We knew Haru had a rough past, but nothing conveys that sentiment quite as well as a flashback. We still don’t know the root cause of his trauma, but it’s obviously very powerful for him to act with so much distrust from such a young age. Hopefully, as he opens up to more people, he’ll be able to put that trauma behind him. The meat of this volume is definitely in the still teetering relationship between Shizuku and Haru. The two of them just haven’t been able to communicate properly. While Haru’s past goes a long way to explain his emotional distance, we haven’t focused on Shizuku’s own deficiencies until now. While I think it’s a little unfair to say Shizuku has done nothing for Haru, hell their involvement expanded his social circle dramatically, but it is fair to say she hadn’t been putting as much effort into burgeoning their relationship. Since Haru is still paralyzed by his own fears, as well as his jealousy of Yamaken, it really is up to Shizuku to push this relationship forward from here.
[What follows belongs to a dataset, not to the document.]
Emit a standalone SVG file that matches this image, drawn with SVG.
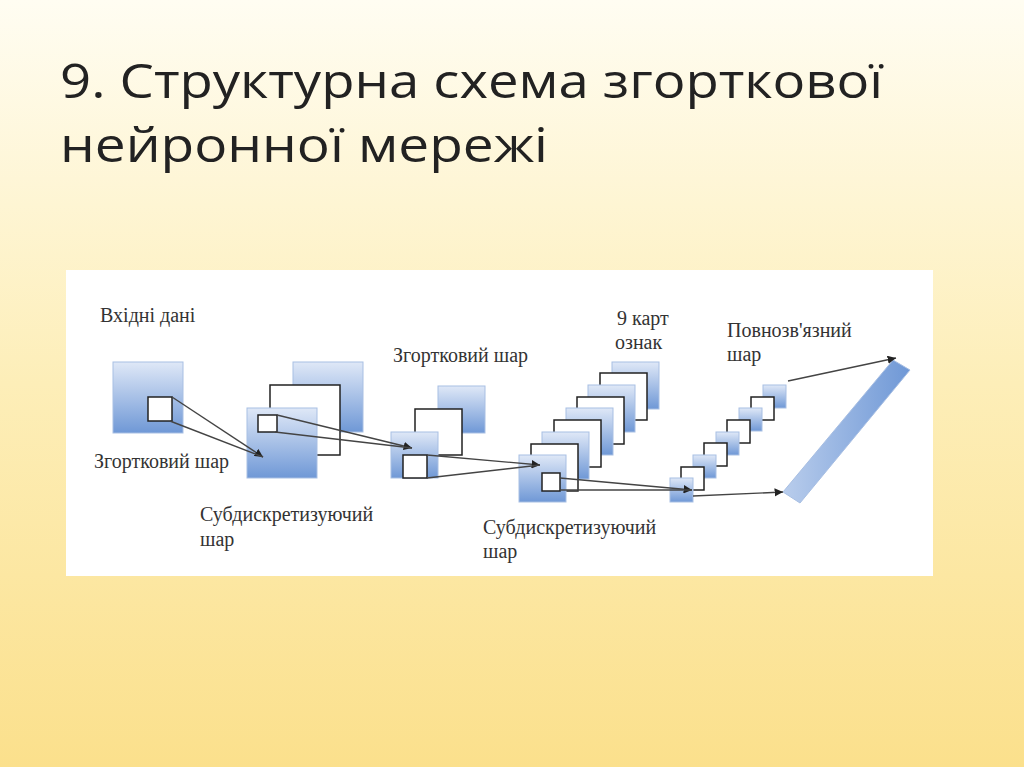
<svg xmlns="http://www.w3.org/2000/svg" width="1024" height="767" viewBox="0 0 1024 767">
<defs>
<linearGradient id="bg" x1="0" y1="0" x2="0" y2="1"><stop offset="0" stop-color="#fffdf2"/><stop offset="0.5" stop-color="#fdeeb8"/><stop offset="1" stop-color="#fbe08c"/></linearGradient>
<linearGradient id="bl" x1="0" y1="0" x2="0" y2="1"><stop offset="0" stop-color="#dfe8f7"/><stop offset="1" stop-color="#6f98d6"/></linearGradient>
<linearGradient id="bar" x1="0" y1="0" x2="1" y2="0"><stop offset="0" stop-color="#b9cdec"/><stop offset="1" stop-color="#6f98d6"/></linearGradient>
<marker id="ah" viewBox="0 0 10 10" refX="10" refY="5" markerWidth="6" markerHeight="6" orient="auto"><path d="M0,0 L10,5 L0,10 z" fill="#222"/></marker>
<style>
.b{fill:url(#bl);stroke:#a8bfe3;stroke-width:1}
.w{fill:#fff;stroke:#222;stroke-width:1.5}
.t{font-family:"Liberation Serif",serif;font-size:20px;fill:#333}
.c{stroke:#444;stroke-width:1.4;fill:none}
.ttl{font-family:"Open Sans","Liberation Sans",sans-serif;font-size:48px;fill:#222}
</style>
</defs>
<rect width="1024" height="767" fill="url(#bg)"/>
<text class="ttl" x="60" y="98" textLength="823" lengthAdjust="spacingAndGlyphs">9. Структурна схема згорткової</text>
<text class="ttl" x="60" y="162" textLength="488" lengthAdjust="spacingAndGlyphs">нейронної мережі</text>
<rect x="66" y="270" width="867" height="306" fill="#fff"/>
<g id="input"><rect class="b" x="113" y="362" width="70" height="71"/><rect class="w" x="148" y="397" width="24" height="24"/></g>
<g id="sub1"><rect class="b" x="293" y="362" width="70" height="70"/><rect class="w" x="270" y="385" width="70" height="70"/><rect class="b" x="247" y="408" width="70" height="70"/><rect class="w" x="258" y="415" width="19" height="17"/></g>
<g id="conv2"><rect class="b" x="438" y="386" width="47" height="47"/><rect class="w" x="415" y="409" width="47" height="46"/><rect class="b" x="391" y="432" width="47" height="46"/><rect class="w" x="403" y="455" width="24" height="23"/></g>
<g id="maps9">
<rect class="b" x="612" y="362" width="47" height="47"/>
<rect class="w" x="600" y="373" width="47" height="47"/>
<rect class="b" x="588" y="385" width="47" height="47"/>
<rect class="w" x="577" y="397" width="47" height="47"/>
<rect class="b" x="566" y="408" width="47" height="47"/>
<rect class="w" x="554" y="420" width="47" height="47"/>
<rect class="b" x="542" y="432" width="47" height="47"/>
<rect class="w" x="531" y="444" width="47" height="47"/>
<rect class="b" x="519" y="455" width="47" height="47"/>
<rect class="w" x="542" y="473" width="18" height="18"/>
</g>
<g id="maps-small">
<rect class="b" x="763" y="385" width="23" height="23"/>
<rect class="w" x="751" y="397" width="23" height="23"/>
<rect class="b" x="739" y="408" width="23" height="23"/>
<rect class="w" x="727" y="420" width="23" height="23"/>
<rect class="b" x="716" y="432" width="23" height="23"/>
<rect class="w" x="704" y="443" width="23" height="23"/>
<rect class="b" x="693" y="455" width="23" height="23"/>
<rect class="w" x="681" y="467" width="23" height="23"/>
<rect class="b" x="670" y="478" width="23" height="24"/>
</g>
<g id="fc"><polygon points="893,360 910,370 800,503 783,492" fill="url(#bar)" stroke="#a8bfe3"/></g>
<g id="connectors">
<line class="c" x1="172" y1="397" x2="263" y2="457" marker-end="url(#ah)"/>
<line class="c" x1="170" y1="421" x2="263" y2="457"/>
<line class="c" x1="277" y1="415" x2="412" y2="448" marker-end="url(#ah)"/>
<line class="c" x1="275" y1="432" x2="412" y2="448"/>
<line class="c" x1="427" y1="455" x2="540" y2="465" marker-end="url(#ah)"/>
<line class="c" x1="427" y1="478" x2="540" y2="465"/>
<line class="c" x1="560" y1="478" x2="692" y2="490" marker-end="url(#ah)"/>
<line class="c" x1="560" y1="490" x2="692" y2="490"/>
<line class="c" x1="693" y1="496" x2="783" y2="492" marker-end="url(#ah)"/>
<line class="c" x1="788" y1="381" x2="896" y2="358" marker-end="url(#ah)"/>
</g>
<g id="labels">
<text class="t" x="100" y="322">Вхідні дані</text>
<text class="t" x="94" y="468">Згортковий шар</text>
<text class="t" x="200" y="521">Субдискретизуючий</text>
<text class="t" x="200" y="546">шар</text>
<text class="t" x="393" y="362">Згортковий шар</text>
<text class="t" x="617" y="325">9 карт</text>
<text class="t" x="615" y="349">ознак</text>
<text class="t" x="727" y="337">Повнозв'язний</text>
<text class="t" x="727" y="361">шар</text>
<text class="t" x="483" y="534">Субдискретизуючий</text>
<text class="t" x="483" y="558">шар</text>
</g>
</svg>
Since this is the first volume I’ve seen first hand, I have to note on how beautiful the art is for this manga. Sure, My Little Monster has its weird pentagons and bloom effects same as every other shoujo, but it never abuses them, more often drawing its characters with a rich level of detail. It’s a masterclass in using art to display mood, with funny scenes becoming chibified while tense dramatic thoughts or situations usually give characters more definition. I’m also a pretty big fan of blush abuse, which this series has in spades. The translation is fantastic as well. There’s a few times where it decides to let incredibly obscure Japanese culture references stay in, but considering how obscure some of them are I can hardly blame them for not trying to shoehorn in an ill-fitting replacement. Sometimes it gets a little hard to follow conversations, but that’s a problem that seems to stem from how the manga itself was written. Otherwise, the tone remains conversational and gives you a pretty good feeling feel for each person’s personality. On quality alone this is a pretty impressive release. If anyone has been jonsing for more My Little Monster, I wholeheartedly recommend they check out the manga. While it can never replace the breathtaking color of Brains Base’s adaptation, it’s an absolutely fantastic manga that continues to deliver great comedy and romance in spades.